> _WHAT YOU ARE ASKED TO DO_:
Set down all of the data that follows word for word, without the images.

> _DATA SECTION_:
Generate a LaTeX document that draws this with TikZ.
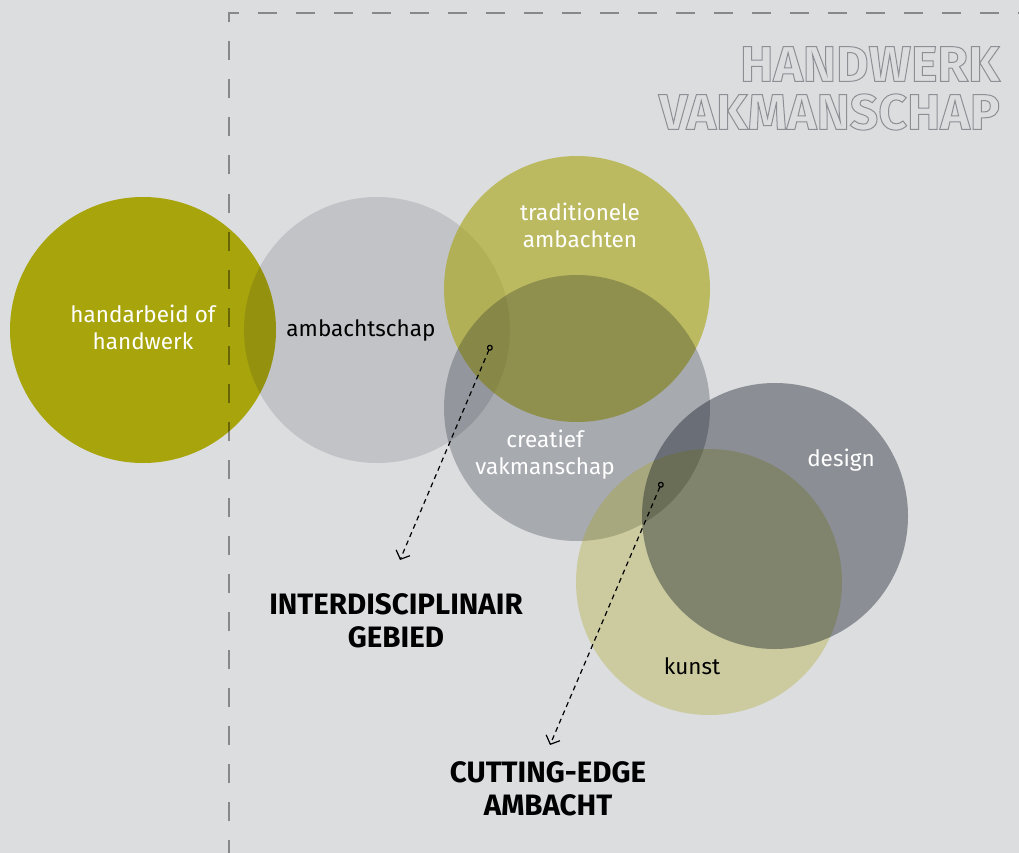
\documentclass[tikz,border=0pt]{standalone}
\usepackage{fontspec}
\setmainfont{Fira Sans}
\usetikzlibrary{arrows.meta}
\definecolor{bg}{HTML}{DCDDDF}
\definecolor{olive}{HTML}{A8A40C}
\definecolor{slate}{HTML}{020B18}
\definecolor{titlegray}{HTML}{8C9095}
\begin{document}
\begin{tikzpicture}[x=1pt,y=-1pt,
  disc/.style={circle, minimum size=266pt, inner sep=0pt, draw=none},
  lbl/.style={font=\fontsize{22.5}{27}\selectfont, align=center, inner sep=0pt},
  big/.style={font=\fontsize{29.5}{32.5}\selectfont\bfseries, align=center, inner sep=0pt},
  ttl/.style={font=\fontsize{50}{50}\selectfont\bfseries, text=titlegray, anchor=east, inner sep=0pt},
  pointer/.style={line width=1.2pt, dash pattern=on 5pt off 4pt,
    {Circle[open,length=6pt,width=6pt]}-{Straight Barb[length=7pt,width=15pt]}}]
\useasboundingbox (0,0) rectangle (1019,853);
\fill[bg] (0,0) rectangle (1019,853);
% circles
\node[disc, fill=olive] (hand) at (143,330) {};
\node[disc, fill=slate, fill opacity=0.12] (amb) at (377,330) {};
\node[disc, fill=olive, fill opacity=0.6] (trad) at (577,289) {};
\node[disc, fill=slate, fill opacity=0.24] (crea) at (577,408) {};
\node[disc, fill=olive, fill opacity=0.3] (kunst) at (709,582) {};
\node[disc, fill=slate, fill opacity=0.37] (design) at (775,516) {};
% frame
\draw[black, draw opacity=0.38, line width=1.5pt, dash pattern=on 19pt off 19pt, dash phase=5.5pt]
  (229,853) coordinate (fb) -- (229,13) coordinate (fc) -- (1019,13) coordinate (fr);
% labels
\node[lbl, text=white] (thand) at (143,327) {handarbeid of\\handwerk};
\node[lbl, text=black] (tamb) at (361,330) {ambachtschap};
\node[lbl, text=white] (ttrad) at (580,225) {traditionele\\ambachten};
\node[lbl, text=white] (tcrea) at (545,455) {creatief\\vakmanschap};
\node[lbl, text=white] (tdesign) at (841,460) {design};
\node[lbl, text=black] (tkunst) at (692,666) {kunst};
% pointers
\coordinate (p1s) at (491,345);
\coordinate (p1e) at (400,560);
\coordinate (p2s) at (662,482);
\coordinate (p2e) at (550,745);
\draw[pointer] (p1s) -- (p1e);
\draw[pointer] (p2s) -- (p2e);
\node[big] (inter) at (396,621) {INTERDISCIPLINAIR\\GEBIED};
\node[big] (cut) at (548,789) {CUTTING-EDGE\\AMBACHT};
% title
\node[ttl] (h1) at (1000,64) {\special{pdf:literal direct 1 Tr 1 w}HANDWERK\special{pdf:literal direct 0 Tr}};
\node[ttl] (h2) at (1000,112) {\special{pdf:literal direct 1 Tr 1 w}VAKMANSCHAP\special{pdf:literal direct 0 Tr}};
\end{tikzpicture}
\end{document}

> _OUTPUT OF THE TASK_:
Generate a LaTeX document that draws this with TikZ.
\documentclass[tikz,border=0pt]{standalone}
\usepackage{fontspec}
\setmainfont{Fira Sans}
\usetikzlibrary{arrows.meta}
\definecolor{bg}{HTML}{DCDDDF}
\definecolor{olive}{HTML}{A8A40C}
\definecolor{slate}{HTML}{020B18}
\definecolor{titlegray}{HTML}{8C9095}
\begin{document}
\begin{tikzpicture}[x=1pt,y=-1pt,
  disc/.style={circle, minimum size=266pt, inner sep=0pt, draw=none},
  lbl/.style={font=\fontsize{22.5}{27}\selectfont, align=center, inner sep=0pt},
  big/.style={font=\fontsize{29.5}{32.5}\selectfont\bfseries, align=center, inner sep=0pt},
  ttl/.style={font=\fontsize{50}{50}\selectfont\bfseries, text=titlegray, anchor=east, inner sep=0pt},
  pointer/.style={line width=1.2pt, dash pattern=on 5pt off 4pt,
    {Circle[open,length=6pt,width=6pt]}-{Straight Barb[length=7pt,width=15pt]}}]
\useasboundingbox (0,0) rectangle (1019,853);
\fill[bg] (0,0) rectangle (1019,853);
% circles
\node[disc, fill=olive] (hand) at (143,330) {};
\node[disc, fill=slate, fill opacity=0.12] (amb) at (377,330) {};
\node[disc, fill=olive, fill opacity=0.6] (trad) at (577,289) {};
\node[disc, fill=slate, fill opacity=0.24] (crea) at (577,408) {};
\node[disc, fill=olive, fill opacity=0.3] (kunst) at (709,582) {};
\node[disc, fill=slate, fill opacity=0.37] (design) at (775,516) {};
% frame
\draw[black, draw opacity=0.38, line width=1.5pt, dash pattern=on 19pt off 19pt, dash phase=5.5pt]
  (229,853) coordinate (fb) -- (229,13) coordinate (fc) -- (1019,13) coordinate (fr);
% labels
\node[lbl, text=white] (thand) at (143,327) {handarbeid of\\handwerk};
\node[lbl, text=black] (tamb) at (361,330) {ambachtschap};
\node[lbl, text=white] (ttrad) at (580,225) {traditionele\\ambachten};
\node[lbl, text=white] (tcrea) at (545,455) {creatief\\vakmanschap};
\node[lbl, text=white] (tdesign) at (841,460) {design};
\node[lbl, text=black] (tkunst) at (692,666) {kunst};
% pointers
\coordinate (p1s) at (491,345);
\coordinate (p1e) at (400,560);
\coordinate (p2s) at (662,482);
\coordinate (p2e) at (550,745);
\draw[pointer] (p1s) -- (p1e);
\draw[pointer] (p2s) -- (p2e);
\node[big] (inter) at (396,621) {INTERDISCIPLINAIR\\GEBIED};
\node[big] (cut) at (548,789) {CUTTING-EDGE\\AMBACHT};
% title
\node[ttl] (h1) at (1000,64) {\special{pdf:literal direct 1 Tr 1 w}HANDWERK\special{pdf:literal direct 0 Tr}};
\node[ttl] (h2) at (1000,112) {\special{pdf:literal direct 1 Tr 1 w}VAKMANSCHAP\special{pdf:literal direct 0 Tr}};
\end{tikzpicture}
\end{document}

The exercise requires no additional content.